Gradually the economy has become more diversified. It has become less dependent on agriculture, which is an advantage, given the unpredictable nature of rainfall in north Africa. Agriculture is now estimated to account for some 15-16 per cent of GDP, compared with 18-19 per cent in the later 1970s, though, given that a third of the population still works on the land and that every Tunisian has relations in the country, the fate of the harvest is still of great emotional importance. Much of the recent development of the economy has been in tourism and garments production. Tourism, like agriculture, is susceptible to shocks over which the country has no control.

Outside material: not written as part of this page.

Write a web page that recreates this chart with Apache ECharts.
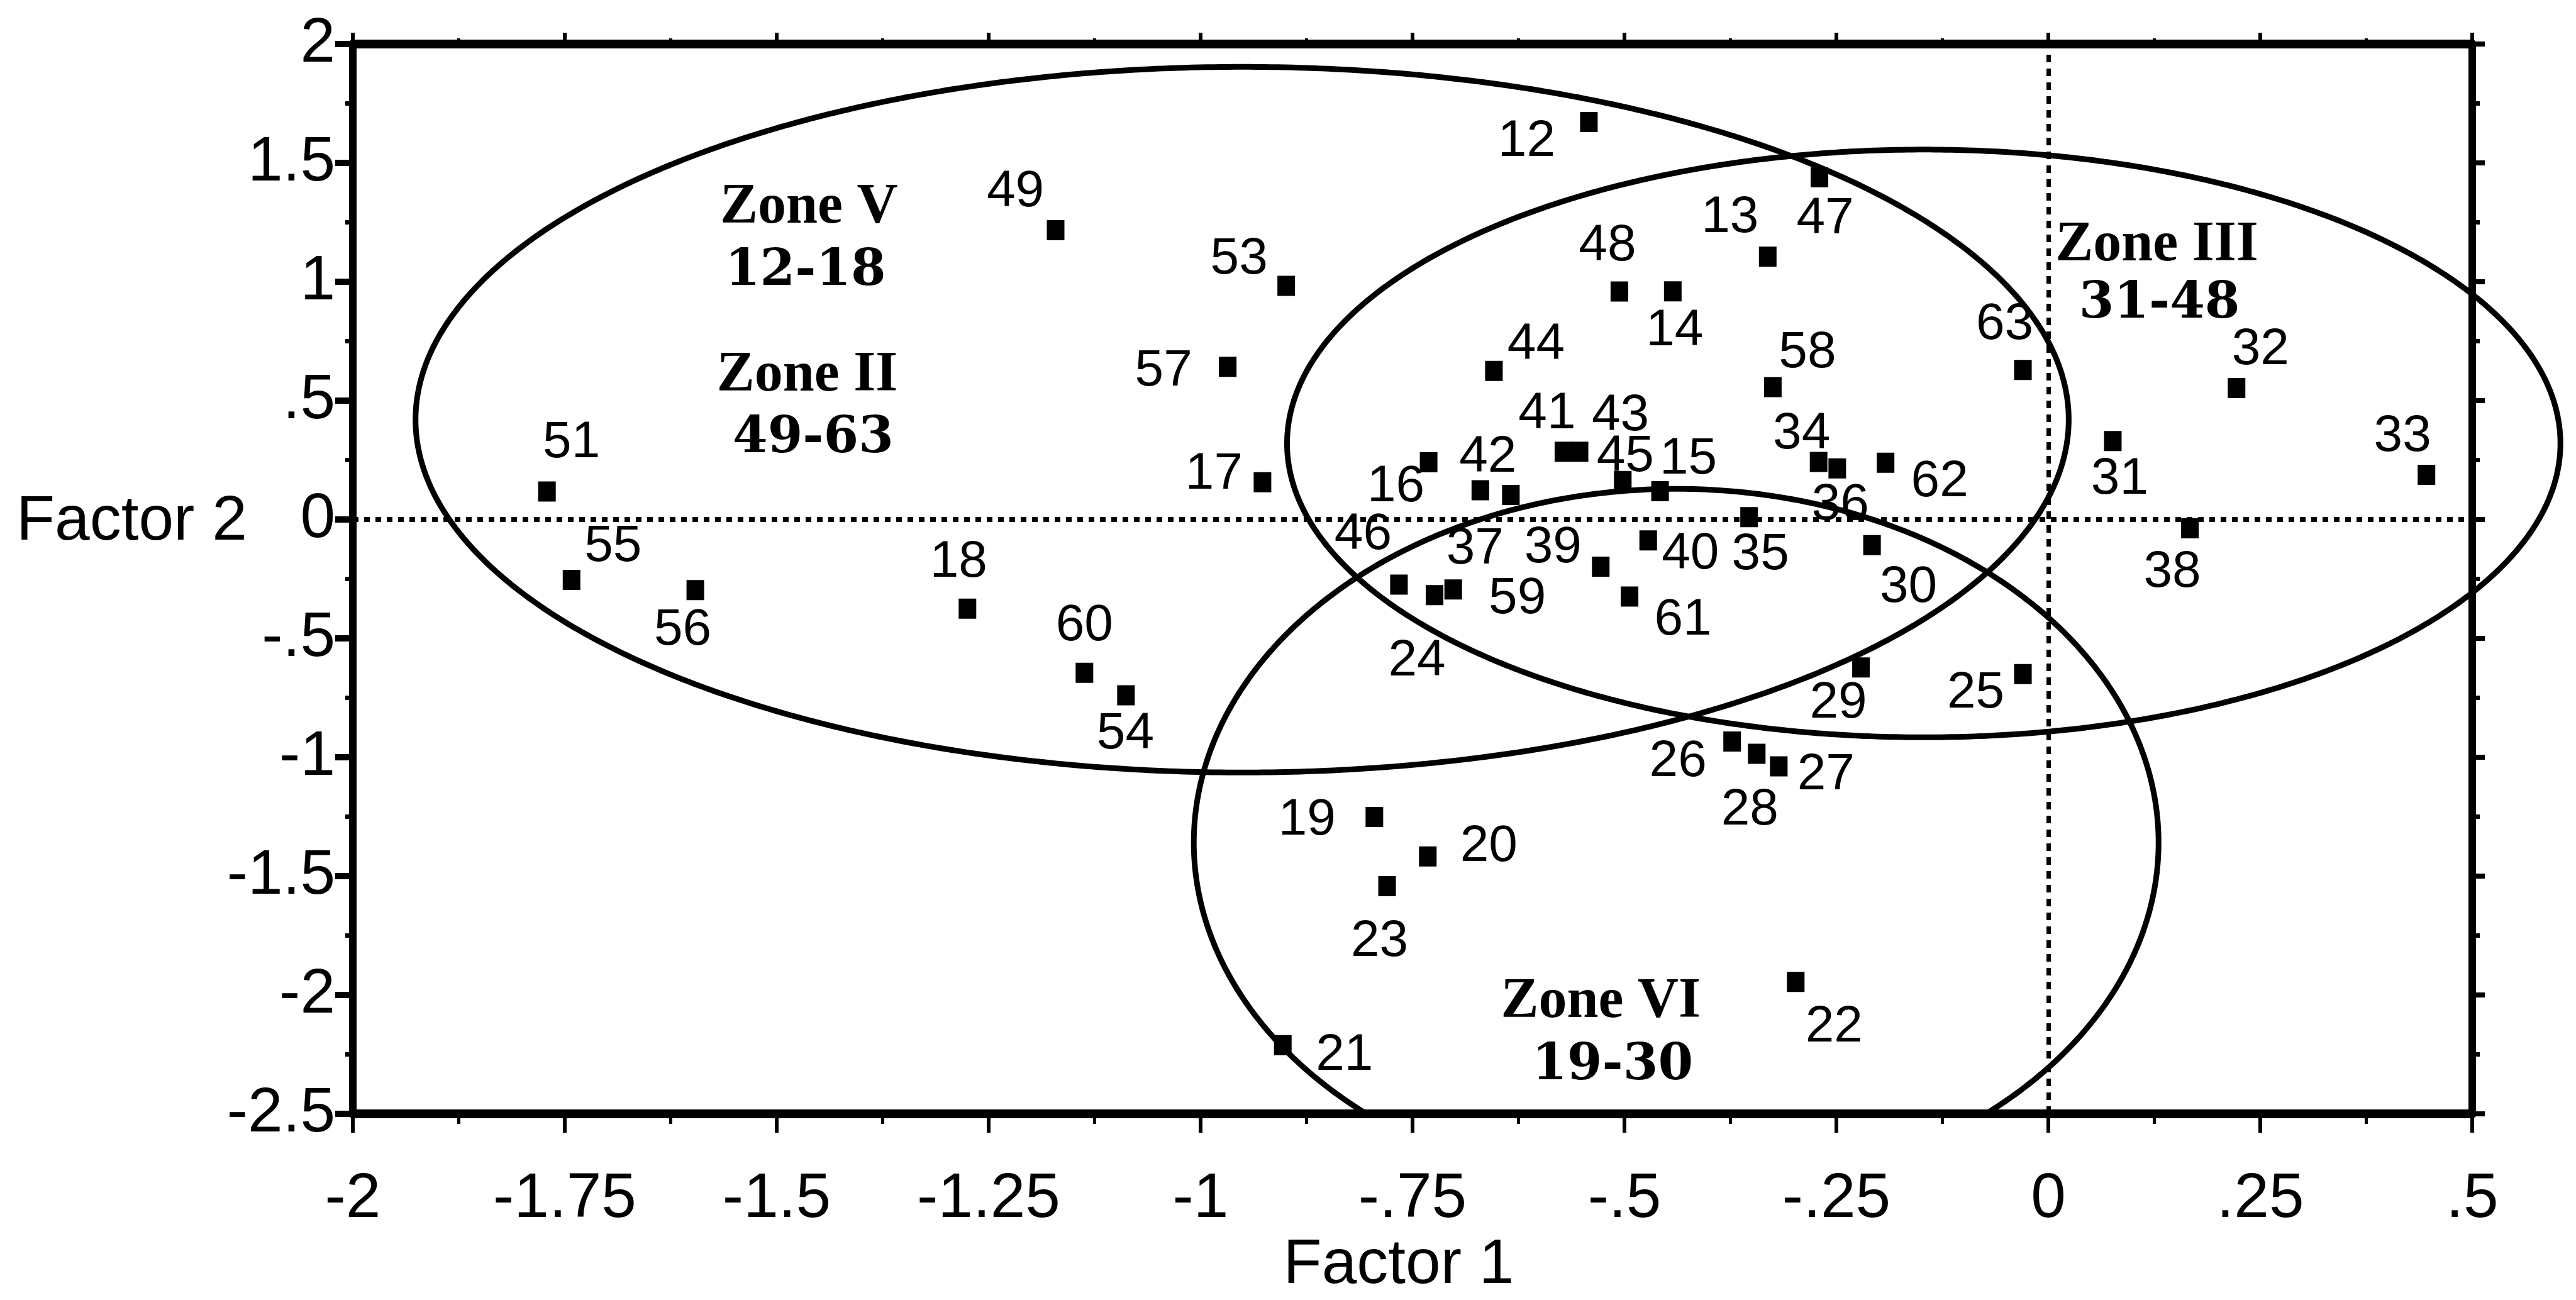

The steady pace of development has enabled the country to keep unemployment to a notional 15 per cent. This is the figure generally quoted, but it means little because the jobless are not required to register at any government office (and do not receive benefit) and are therefore hard to count. Estimates are complicated by the existence of a significant black or informal economy, which gives some part time employment to those in the 18-25 age group which is worst affected. It is also noticeable that some young men seem happy to be without a job and live off a share of the wages of their sisters working in the garments factories.